___ RECORDS TO PROCESS ___

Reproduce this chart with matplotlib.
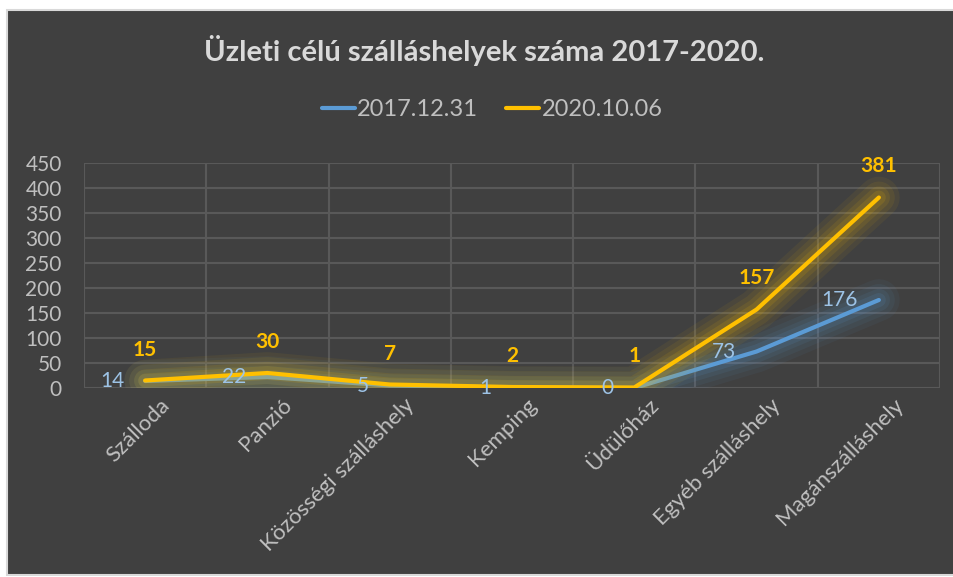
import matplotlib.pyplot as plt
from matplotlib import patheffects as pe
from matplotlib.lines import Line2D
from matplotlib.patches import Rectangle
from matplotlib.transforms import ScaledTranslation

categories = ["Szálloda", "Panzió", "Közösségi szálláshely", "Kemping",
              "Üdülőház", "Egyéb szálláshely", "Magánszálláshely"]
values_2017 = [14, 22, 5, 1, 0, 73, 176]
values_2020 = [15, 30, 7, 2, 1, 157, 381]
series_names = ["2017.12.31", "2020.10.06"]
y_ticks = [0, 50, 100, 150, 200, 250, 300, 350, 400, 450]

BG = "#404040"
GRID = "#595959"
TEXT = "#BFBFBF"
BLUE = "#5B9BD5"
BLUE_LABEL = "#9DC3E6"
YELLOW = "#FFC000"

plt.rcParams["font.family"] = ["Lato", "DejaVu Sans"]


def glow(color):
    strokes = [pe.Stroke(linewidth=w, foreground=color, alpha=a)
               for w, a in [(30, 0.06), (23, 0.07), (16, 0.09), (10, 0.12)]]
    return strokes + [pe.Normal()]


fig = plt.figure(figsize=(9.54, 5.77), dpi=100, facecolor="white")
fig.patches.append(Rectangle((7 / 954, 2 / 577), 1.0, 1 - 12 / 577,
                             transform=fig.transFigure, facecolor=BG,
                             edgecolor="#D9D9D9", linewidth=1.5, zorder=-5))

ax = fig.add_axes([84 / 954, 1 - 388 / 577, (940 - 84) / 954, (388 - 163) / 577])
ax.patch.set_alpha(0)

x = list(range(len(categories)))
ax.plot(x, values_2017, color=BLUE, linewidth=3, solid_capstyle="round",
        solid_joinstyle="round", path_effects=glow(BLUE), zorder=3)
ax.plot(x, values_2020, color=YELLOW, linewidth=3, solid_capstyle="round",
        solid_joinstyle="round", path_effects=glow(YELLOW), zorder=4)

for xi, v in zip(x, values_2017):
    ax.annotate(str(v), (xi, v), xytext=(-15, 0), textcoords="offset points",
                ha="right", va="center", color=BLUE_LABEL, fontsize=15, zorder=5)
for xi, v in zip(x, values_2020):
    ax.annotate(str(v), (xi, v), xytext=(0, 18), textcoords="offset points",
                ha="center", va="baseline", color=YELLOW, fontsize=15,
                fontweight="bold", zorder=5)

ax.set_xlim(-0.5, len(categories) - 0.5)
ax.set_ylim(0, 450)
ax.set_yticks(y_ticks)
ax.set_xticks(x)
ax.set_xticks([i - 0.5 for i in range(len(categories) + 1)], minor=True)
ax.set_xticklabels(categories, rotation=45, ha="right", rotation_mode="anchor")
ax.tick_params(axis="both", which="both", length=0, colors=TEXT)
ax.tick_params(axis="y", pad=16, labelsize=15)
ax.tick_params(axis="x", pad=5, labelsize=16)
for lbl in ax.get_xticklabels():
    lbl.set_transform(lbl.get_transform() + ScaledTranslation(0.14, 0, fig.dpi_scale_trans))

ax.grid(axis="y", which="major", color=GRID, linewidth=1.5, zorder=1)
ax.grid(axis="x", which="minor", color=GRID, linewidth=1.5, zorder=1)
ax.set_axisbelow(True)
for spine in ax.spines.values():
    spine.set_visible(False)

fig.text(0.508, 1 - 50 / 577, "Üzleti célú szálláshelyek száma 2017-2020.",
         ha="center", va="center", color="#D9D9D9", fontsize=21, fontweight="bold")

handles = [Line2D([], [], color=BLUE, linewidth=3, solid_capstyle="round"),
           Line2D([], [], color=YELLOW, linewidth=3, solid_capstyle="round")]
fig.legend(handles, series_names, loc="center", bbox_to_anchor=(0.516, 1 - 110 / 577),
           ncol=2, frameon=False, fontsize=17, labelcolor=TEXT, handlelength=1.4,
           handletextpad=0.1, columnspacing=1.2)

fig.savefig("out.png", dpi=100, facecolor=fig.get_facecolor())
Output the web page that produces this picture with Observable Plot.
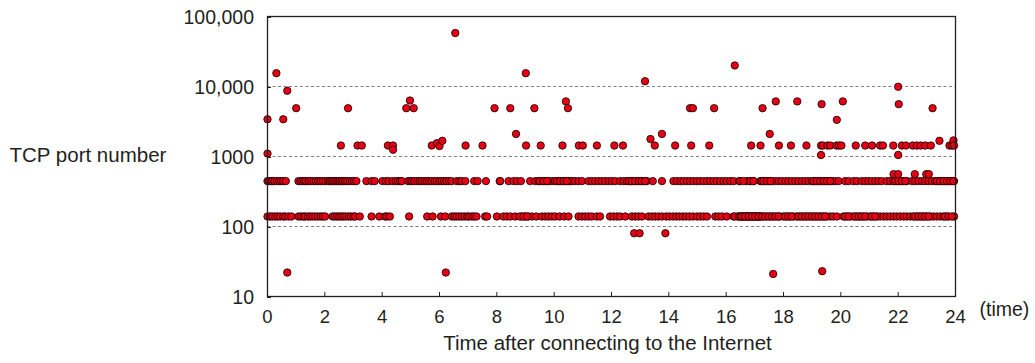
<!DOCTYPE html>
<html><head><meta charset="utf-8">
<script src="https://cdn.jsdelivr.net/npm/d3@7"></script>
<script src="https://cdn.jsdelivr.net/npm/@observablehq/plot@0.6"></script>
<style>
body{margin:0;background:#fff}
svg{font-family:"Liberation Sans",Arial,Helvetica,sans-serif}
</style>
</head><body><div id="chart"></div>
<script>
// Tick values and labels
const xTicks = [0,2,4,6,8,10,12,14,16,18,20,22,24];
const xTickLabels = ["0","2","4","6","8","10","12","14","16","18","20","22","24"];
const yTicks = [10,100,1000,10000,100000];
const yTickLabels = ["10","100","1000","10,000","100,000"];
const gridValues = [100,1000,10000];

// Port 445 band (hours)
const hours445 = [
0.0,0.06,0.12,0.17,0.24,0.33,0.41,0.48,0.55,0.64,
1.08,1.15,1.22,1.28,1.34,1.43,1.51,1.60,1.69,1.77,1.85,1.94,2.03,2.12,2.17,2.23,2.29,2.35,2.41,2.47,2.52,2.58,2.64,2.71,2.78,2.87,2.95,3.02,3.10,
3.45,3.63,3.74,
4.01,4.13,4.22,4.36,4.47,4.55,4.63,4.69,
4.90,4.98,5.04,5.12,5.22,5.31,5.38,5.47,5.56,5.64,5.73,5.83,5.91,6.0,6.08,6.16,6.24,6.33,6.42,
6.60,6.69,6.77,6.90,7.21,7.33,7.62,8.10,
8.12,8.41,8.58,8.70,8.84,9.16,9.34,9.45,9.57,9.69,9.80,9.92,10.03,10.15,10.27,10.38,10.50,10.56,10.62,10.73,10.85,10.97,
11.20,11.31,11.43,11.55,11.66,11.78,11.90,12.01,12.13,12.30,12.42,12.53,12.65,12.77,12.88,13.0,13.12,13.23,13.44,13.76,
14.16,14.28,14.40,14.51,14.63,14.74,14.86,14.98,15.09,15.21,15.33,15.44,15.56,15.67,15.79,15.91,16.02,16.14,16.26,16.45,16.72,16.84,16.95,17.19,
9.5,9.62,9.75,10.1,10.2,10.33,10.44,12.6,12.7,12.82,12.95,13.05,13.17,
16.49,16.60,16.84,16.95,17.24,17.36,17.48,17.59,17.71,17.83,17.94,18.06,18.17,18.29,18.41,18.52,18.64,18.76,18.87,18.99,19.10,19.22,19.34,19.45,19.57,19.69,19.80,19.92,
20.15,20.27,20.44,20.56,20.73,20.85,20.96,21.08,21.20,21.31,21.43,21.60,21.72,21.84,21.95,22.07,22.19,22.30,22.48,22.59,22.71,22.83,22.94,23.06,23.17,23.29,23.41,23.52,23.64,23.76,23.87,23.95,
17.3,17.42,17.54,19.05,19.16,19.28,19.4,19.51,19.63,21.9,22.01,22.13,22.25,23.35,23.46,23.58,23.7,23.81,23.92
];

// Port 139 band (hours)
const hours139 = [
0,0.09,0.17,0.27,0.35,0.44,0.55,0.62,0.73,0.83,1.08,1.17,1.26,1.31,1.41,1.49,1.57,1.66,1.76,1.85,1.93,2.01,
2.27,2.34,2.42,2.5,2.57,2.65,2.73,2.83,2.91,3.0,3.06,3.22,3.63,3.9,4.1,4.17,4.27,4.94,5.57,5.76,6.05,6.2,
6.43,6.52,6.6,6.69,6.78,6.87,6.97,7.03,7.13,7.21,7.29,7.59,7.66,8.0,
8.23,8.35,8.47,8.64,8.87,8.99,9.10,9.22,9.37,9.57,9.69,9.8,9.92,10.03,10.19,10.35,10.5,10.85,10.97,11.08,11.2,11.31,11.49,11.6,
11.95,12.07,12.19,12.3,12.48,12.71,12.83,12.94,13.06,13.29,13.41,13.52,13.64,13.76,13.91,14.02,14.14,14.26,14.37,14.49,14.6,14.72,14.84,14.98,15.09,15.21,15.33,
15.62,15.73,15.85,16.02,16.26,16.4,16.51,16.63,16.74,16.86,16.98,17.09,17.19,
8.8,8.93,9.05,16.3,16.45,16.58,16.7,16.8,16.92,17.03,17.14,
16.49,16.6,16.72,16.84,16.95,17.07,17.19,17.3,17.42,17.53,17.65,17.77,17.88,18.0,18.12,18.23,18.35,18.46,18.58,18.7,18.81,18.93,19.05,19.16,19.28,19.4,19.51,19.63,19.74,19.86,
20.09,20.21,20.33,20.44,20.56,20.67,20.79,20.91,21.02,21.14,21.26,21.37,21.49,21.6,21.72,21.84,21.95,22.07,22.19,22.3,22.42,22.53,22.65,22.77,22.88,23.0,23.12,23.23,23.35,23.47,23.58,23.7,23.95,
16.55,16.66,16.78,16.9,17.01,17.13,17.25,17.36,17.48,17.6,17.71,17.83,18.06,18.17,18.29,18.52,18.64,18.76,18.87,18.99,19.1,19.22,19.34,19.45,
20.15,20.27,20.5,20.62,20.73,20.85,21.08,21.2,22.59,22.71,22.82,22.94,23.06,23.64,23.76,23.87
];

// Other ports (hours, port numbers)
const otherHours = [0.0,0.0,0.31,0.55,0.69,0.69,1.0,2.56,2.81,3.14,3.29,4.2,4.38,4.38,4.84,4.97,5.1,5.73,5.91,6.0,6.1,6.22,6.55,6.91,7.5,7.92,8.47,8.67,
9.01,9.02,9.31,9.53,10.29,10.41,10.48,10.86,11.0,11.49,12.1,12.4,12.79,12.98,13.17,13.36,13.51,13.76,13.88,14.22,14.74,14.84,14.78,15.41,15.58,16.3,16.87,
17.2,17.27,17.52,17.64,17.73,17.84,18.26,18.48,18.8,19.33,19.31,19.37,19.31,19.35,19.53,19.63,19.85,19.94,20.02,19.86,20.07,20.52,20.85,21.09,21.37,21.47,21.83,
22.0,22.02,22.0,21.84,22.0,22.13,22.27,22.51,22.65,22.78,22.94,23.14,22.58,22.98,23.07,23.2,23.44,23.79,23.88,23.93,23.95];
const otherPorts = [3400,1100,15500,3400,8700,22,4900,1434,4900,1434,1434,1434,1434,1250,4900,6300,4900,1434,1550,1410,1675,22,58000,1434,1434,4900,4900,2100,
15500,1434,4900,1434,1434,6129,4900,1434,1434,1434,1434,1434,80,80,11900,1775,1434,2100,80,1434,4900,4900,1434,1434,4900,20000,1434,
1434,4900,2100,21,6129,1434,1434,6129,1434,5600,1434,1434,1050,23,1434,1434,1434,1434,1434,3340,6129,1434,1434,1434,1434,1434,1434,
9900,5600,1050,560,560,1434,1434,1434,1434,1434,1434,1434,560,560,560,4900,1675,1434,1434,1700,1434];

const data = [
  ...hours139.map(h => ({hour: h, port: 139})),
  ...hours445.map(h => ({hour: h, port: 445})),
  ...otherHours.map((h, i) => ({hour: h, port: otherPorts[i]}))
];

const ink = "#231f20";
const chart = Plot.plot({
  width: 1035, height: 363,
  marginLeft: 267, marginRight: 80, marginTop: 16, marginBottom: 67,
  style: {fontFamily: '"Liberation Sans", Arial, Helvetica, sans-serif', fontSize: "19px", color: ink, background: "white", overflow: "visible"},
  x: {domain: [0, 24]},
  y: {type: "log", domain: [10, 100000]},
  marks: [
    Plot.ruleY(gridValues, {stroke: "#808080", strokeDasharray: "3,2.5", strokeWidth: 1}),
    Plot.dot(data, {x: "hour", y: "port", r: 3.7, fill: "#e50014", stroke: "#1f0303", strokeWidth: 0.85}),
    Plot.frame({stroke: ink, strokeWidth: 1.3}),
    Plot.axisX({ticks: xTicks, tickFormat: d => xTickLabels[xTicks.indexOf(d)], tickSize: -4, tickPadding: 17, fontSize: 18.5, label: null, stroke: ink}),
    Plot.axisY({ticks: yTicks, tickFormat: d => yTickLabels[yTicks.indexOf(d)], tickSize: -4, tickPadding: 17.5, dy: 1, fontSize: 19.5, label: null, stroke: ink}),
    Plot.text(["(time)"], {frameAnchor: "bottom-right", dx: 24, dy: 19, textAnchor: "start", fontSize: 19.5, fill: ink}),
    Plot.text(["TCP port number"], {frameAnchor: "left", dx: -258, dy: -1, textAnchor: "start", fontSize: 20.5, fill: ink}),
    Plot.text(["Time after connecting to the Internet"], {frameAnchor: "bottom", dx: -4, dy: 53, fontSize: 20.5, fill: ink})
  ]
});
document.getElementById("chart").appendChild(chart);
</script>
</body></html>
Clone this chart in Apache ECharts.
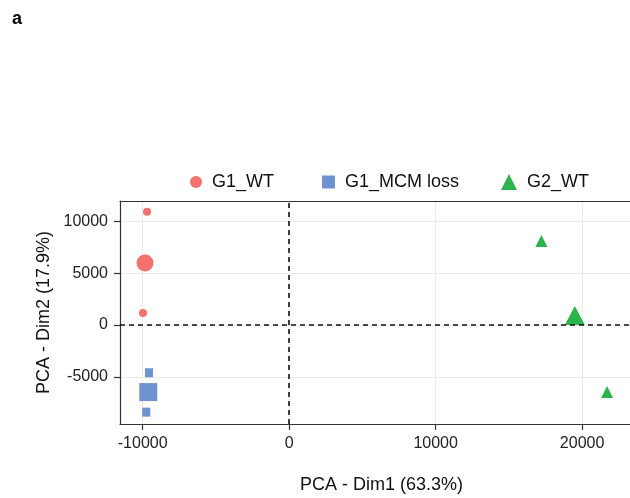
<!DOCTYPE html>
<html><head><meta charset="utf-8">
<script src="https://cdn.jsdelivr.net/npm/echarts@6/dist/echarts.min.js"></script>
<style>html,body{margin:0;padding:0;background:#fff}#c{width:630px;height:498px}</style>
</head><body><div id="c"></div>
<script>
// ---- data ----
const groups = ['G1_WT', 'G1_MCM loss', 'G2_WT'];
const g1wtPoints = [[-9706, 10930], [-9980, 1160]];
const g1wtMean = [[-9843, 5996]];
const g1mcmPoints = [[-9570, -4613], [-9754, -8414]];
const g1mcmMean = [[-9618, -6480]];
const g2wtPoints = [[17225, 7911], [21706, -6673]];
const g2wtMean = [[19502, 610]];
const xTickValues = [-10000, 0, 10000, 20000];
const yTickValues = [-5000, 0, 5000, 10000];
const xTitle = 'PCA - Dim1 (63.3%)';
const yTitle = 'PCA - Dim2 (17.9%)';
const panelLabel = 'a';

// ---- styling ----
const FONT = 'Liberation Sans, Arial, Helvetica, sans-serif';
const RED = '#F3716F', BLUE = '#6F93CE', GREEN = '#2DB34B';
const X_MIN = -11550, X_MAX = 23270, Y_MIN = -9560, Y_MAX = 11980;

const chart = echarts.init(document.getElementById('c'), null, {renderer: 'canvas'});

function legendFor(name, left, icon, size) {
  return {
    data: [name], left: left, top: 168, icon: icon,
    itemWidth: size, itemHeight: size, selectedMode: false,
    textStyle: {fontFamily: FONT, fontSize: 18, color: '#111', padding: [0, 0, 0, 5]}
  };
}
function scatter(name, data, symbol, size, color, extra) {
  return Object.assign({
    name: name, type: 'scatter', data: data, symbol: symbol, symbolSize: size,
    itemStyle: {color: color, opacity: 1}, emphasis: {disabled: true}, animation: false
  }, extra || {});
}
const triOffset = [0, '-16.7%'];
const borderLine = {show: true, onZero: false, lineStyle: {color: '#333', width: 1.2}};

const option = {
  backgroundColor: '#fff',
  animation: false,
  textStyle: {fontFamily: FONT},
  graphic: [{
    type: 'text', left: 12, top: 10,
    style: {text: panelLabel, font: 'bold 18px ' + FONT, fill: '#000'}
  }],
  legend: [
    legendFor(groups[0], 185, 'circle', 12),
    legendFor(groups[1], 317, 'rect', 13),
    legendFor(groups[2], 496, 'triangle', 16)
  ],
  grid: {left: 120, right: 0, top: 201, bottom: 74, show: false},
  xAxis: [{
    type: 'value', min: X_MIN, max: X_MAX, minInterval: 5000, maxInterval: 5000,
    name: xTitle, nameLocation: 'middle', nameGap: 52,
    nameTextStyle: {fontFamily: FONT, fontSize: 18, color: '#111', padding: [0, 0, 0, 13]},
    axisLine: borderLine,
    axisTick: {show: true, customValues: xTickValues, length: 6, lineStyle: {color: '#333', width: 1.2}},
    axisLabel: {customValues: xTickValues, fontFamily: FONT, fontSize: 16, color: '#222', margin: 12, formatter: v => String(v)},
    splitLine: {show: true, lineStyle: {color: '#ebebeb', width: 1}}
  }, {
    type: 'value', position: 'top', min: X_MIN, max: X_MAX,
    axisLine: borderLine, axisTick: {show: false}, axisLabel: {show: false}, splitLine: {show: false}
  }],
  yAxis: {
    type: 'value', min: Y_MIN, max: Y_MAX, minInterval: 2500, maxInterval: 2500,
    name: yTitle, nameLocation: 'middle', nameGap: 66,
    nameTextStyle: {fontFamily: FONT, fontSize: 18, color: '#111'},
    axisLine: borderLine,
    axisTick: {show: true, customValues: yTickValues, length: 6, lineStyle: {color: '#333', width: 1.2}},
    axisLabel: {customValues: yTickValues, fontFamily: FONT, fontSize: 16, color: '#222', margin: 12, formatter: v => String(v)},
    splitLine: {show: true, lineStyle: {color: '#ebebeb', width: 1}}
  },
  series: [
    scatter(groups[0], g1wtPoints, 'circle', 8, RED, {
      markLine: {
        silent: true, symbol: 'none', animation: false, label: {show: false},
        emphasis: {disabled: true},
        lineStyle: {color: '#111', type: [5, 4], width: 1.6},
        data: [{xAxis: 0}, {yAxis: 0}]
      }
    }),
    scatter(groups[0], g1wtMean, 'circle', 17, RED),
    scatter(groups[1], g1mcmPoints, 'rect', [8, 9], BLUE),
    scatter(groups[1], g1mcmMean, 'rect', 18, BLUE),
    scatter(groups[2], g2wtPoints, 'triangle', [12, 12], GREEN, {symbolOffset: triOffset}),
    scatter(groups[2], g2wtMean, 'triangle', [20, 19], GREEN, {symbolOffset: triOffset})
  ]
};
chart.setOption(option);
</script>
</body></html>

___

== DIRECTIONS ==
Give again, word for word, every line from the top of the data through the line with "from matplotlib.transforms import", both ends included, and exclude the pictures.

== ANSWER TO THE TASK ==
Reproduce this chart with matplotlib.
import matplotlib.pyplot as plt
from matplotlib import patheffects as pe
from matplotlib.lines import Line2D
from matplotlib.patches import Rectangle
from matplotlib.transforms import ScaledTranslation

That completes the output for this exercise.